Recordou-se de sua primeira vez no Maracanã, no
Rio, em 1969. Um jogo do Flamengo. Estava na clandestinidade. "Eu fiquei assim
abestalhada com as bandeiras. Você já viu as bandeiras?", perguntou e já respondeu: "É de perder o fôlego".
Mas foi uma memória seletiva. Não se lembrava do placar nem contra quem o Flamengo jogava. Com quem estava? Nenhuma lembrança.
Começou então a falar sobre como as imagens vão se
colando -ou não- na memória das pessoas. "Eu fico
pensando se sou eu ou se todo mundo é assim. Você sabe
que eu nunca havia me lembrado disso até hoje?", disse.
A recordação veio porque
a conversa era para compor
um perfil biográfico. Naquele
instante, esporte e cultura
popular dominavam a entrevista. Foi quando ela citou
suas referências literárias.
"Sobre a memória, quem
tem razão era o [Marcel]
Proust. Ele falava do sabor e
do odor, dois sentidos primitivos que suportam um edifício imenso da recordação".

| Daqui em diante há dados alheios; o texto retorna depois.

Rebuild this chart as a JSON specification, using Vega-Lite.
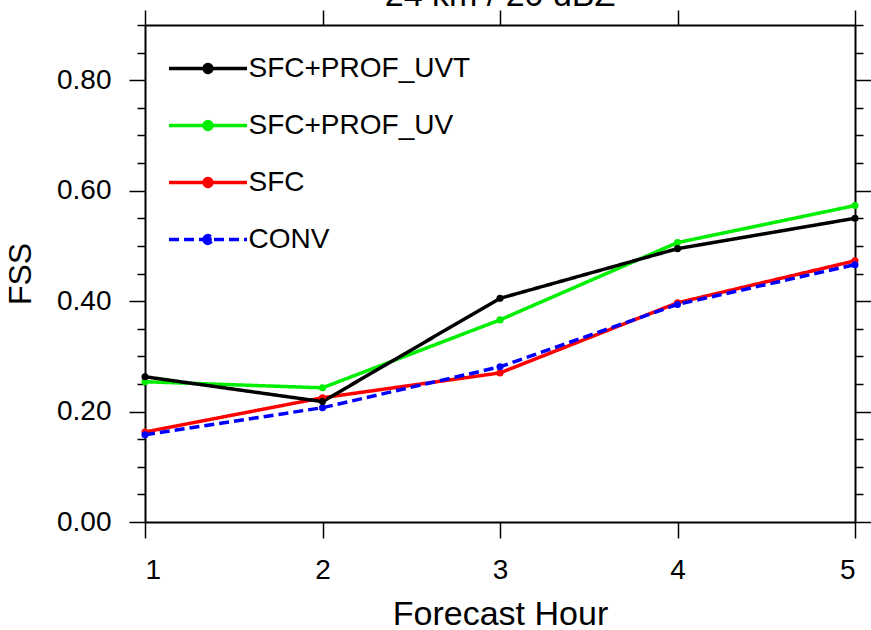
{
  "$schema": "https://vega.github.io/schema/vega-lite/v6.json",
  "width": 710,
  "height": 497,
  "autosize": "none",
  "padding": {"left": 145, "top": 25, "right": 16, "bottom": 108},
  "background": "white",
  "title": {"text": "24 km / 20 dBZ", "fontSize": 34, "font": "Liberation Sans", "fontWeight": "normal", "anchor": "middle", "baseline": "alphabetic", "offset": -31, "color": "black"},
  "config": {
    "view": {"stroke": null},
    "axis": {"grid": false, "domainColor": "black", "domainWidth": 2, "tickColor": "black", "tickWidth": 1.5, "labelFont": "Liberation Sans", "titleFont": "Liberation Sans", "labelColor": "black", "titleColor": "black", "titleFontWeight": "normal"},
    "legend": {"orient": "none", "legendX": 41.5, "legendY": 22, "title": null, "padding": 0, "symbolType": "M-2,0H2M-0.2,0A0.2,0.2 0 1,0 0.2,0A0.2,0.2 0 1,0 -0.2,0", "symbolSize": 1521, "symbolStrokeWidth": 3.5, "labelFontSize": 28, "labelFont": "Liberation Sans", "labelOffset": 19, "rowPadding": 21, "labelColor": "black", "labelLimit": 400}
  },
  "data": {"values": [
    {"hour": 1, "series": "SFC", "fss": 0.163},
    {"hour": 2, "series": "SFC", "fss": 0.225},
    {"hour": 3, "series": "SFC", "fss": 0.270},
    {"hour": 4, "series": "SFC", "fss": 0.397},
    {"hour": 5, "series": "SFC", "fss": 0.473},
    {"hour": 1, "series": "CONV", "fss": 0.158},
    {"hour": 2, "series": "CONV", "fss": 0.207},
    {"hour": 3, "series": "CONV", "fss": 0.281},
    {"hour": 4, "series": "CONV", "fss": 0.394},
    {"hour": 5, "series": "CONV", "fss": 0.466},
    {"hour": 1, "series": "SFC+PROF_UV", "fss": 0.254},
    {"hour": 2, "series": "SFC+PROF_UV", "fss": 0.243},
    {"hour": 3, "series": "SFC+PROF_UV", "fss": 0.366},
    {"hour": 4, "series": "SFC+PROF_UV", "fss": 0.506},
    {"hour": 5, "series": "SFC+PROF_UV", "fss": 0.573},
    {"hour": 1, "series": "SFC+PROF_UVT", "fss": 0.263},
    {"hour": 2, "series": "SFC+PROF_UVT", "fss": 0.218},
    {"hour": 3, "series": "SFC+PROF_UVT", "fss": 0.405},
    {"hour": 4, "series": "SFC+PROF_UVT", "fss": 0.495},
    {"hour": 5, "series": "SFC+PROF_UVT", "fss": 0.550}
  ]},
  "layer": [
    {
      "mark": {"type": "line", "strokeWidth": 3.5},
      "encoding": {
        "x": {"field": "hour", "type": "quantitative", "scale": {"domain": [1, 5], "nice": false, "zero": false},
              "axis": {"orient": "bottom", "values": [1, 2, 3, 4, 5], "format": "d", "tickSize": 16, "labelPadding": 18, "labelFontSize": 28, "title": "Forecast Hour", "titleFontSize": 34, "titlePadding": 13}},
        "y": {"field": "fss", "type": "quantitative", "scale": {"domain": [0, 0.9], "nice": false},
              "axis": {"orient": "left", "values": [0, 0.2, 0.4, 0.6, 0.8], "format": ".2f", "tickSize": 16, "labelPadding": 18, "labelFontSize": 28, "title": "FSS", "titleFontSize": 32, "titlePadding": 19}},
        "color": {"field": "series", "type": "nominal",
                  "scale": {"domain": ["SFC+PROF_UVT", "SFC+PROF_UV", "SFC", "CONV"], "range": ["#000000", "#00ee00", "#ff0000", "#0000ff"]},
                  "legend": {"encode": {"symbols": {"update": {"fill": {"scale": "color", "field": "value"}}}}}},
        "strokeDash": {"field": "series", "type": "nominal",
                  "scale": {"domain": ["SFC+PROF_UVT", "SFC+PROF_UV", "SFC", "CONV"], "range": [[1, 0], [1, 0], [1, 0], [10, 5]]}}
      }
    },
    {
      "mark": {"type": "point", "filled": true, "size": 50, "opacity": 1},
      "encoding": {
        "x": {"field": "hour", "type": "quantitative", "axis": null},
        "y": {"field": "fss", "type": "quantitative", "axis": null},
        "color": {"field": "series", "type": "nominal"}
      }
    },
    {
      "mark": {"type": "line", "opacity": 0},
      "encoding": {
        "x": {"field": "hour", "type": "quantitative", "axis": {"orient": "top", "values": [1, 2, 3, 4, 5], "tickSize": 15, "labels": false, "title": null}},
        "y": {"field": "fss", "type": "quantitative", "axis": {"orient": "right", "values": [0, 0.2, 0.4, 0.6, 0.8], "tickSize": 16, "labels": false, "title": null}}
      }
    },
    {
      "mark": {"type": "line", "opacity": 0},
      "encoding": {
        "x": {"field": "hour", "type": "quantitative", "axis": null},
        "y": {"field": "fss", "type": "quantitative", "axis": {"orient": "left", "values": [0.05, 0.1, 0.15, 0.25, 0.3, 0.35, 0.45, 0.5, 0.55, 0.65, 0.7, 0.75, 0.85, 0.9], "tickSize": 8, "labels": false, "domain": false, "title": null}}
      }
    },
    {
      "mark": {"type": "line", "opacity": 0},
      "encoding": {
        "x": {"field": "hour", "type": "quantitative", "axis": null},
        "y": {"field": "fss", "type": "quantitative", "axis": {"orient": "right", "values": [0.05, 0.1, 0.15, 0.25, 0.3, 0.35, 0.45, 0.5, 0.55, 0.65, 0.7, 0.75, 0.85, 0.9], "tickSize": 8, "labels": false, "domain": false, "title": null}}
      }
    }
  ],
  "resolve": {"axis": {"x": "independent", "y": "independent"}}
}
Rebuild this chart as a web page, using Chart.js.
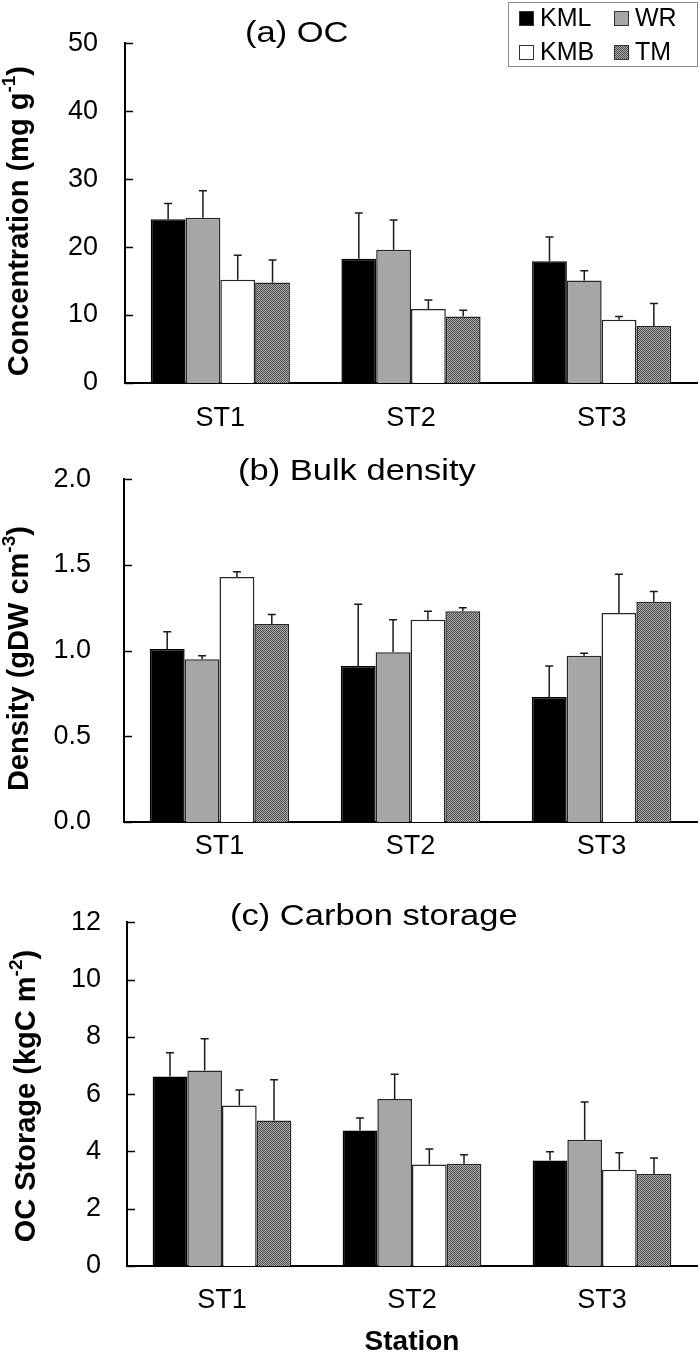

Descreveu o trecho do romance "Em Busca do Tempo
Perdido", publicado no início do século passado, no
qual Proust fala de comer
madeleines e tomar chá -e
como o cheiro e o sabor desencadeiam recordações.
De todas as diferenças
entre a presidente eleita,
Dilma Rousseff, e o seu antecessor, Luiz Inácio Lula
da Silva, uma das mais
marcantes é sólida formação literária da próxima
ocupante do Palácio do
Planalto.
Não há um autor favorito na prateleira de Dilma.
"Depende da fase", diz.
"Em matéria de poesia, eu
gosto do João Cabral de
Melo Neto, muito". Aí cita
Cecília Meireles, Fernando
Pessoa e completa: "Agora, eu consigo além disso
gostar do Bashô. Sabe
quem é Bashô?".
Com prazer, ela mesma
responde: "Foi um monge
japonês que inventou o
haicai". A lista de citações
não para. "Gosto apaixonadamente de uma mulher chamada Emily Dickinson, "a senhora de Amherst". Não tenho "um" gosto. Depende. Gostei do
Proust para mais de metro.
Agora, também adorei, aos
13 anos, quando meu pai
me deu o Jorge Amado".
O que de Jorge Amado?
"Foi "Capitães da Areia" ,
"São Jorge dos Ilhéus", todos os outros. Amei de paixão o Machado de Assis,
mas também o Monteiro
Lobato. A Emília, o Pedrinho, a Narizinho, o Visconde, a Cuca."
Começa um diálogo sobre
como dá trabalho manter
uma biblioteca arrumada. No
início deste ano, Dilma cogitava comprar uma casa para
guardar o seu acervo.
"Eu compro muito livro,
sempre mais do que consigo
ler. Tenho aquela teoria de
que estou fazendo um estoque. Que um dia vai chegar
uma hora que eu vou ler. Então, vai que naquele momento eu não tenha condição de
comprar? Vai que aconteça
alguma coisa e eu não tenha
condição de ficar comprando
livro? Então, eu estoco."
Ainda como ministra de
Lula, participou de uma viagem à China. "Enchi a paciência do embaixador para
me dizer qual era o romance
chinês equivalente aos romances nossos. Qual é o
Charles Dickens deles. Qual
era o Balzac, o Flaubert, o
Shakespeare."
Trouxe para o Brasil um romance chinês, traduzido para o inglês. Leu com dificuldades. Três volumes. "Mas o
diabo não era isso. Eram os
nomes das personagens".
Como assim? "Temos uma
baixíssima familiaridade
com nomes chineses", explica. Para chegar até o final e
conseguir não se perder no
meio da trama, uma estratégia: "Você anota todos os nomes [próprios] num papel para não se perder totalmente".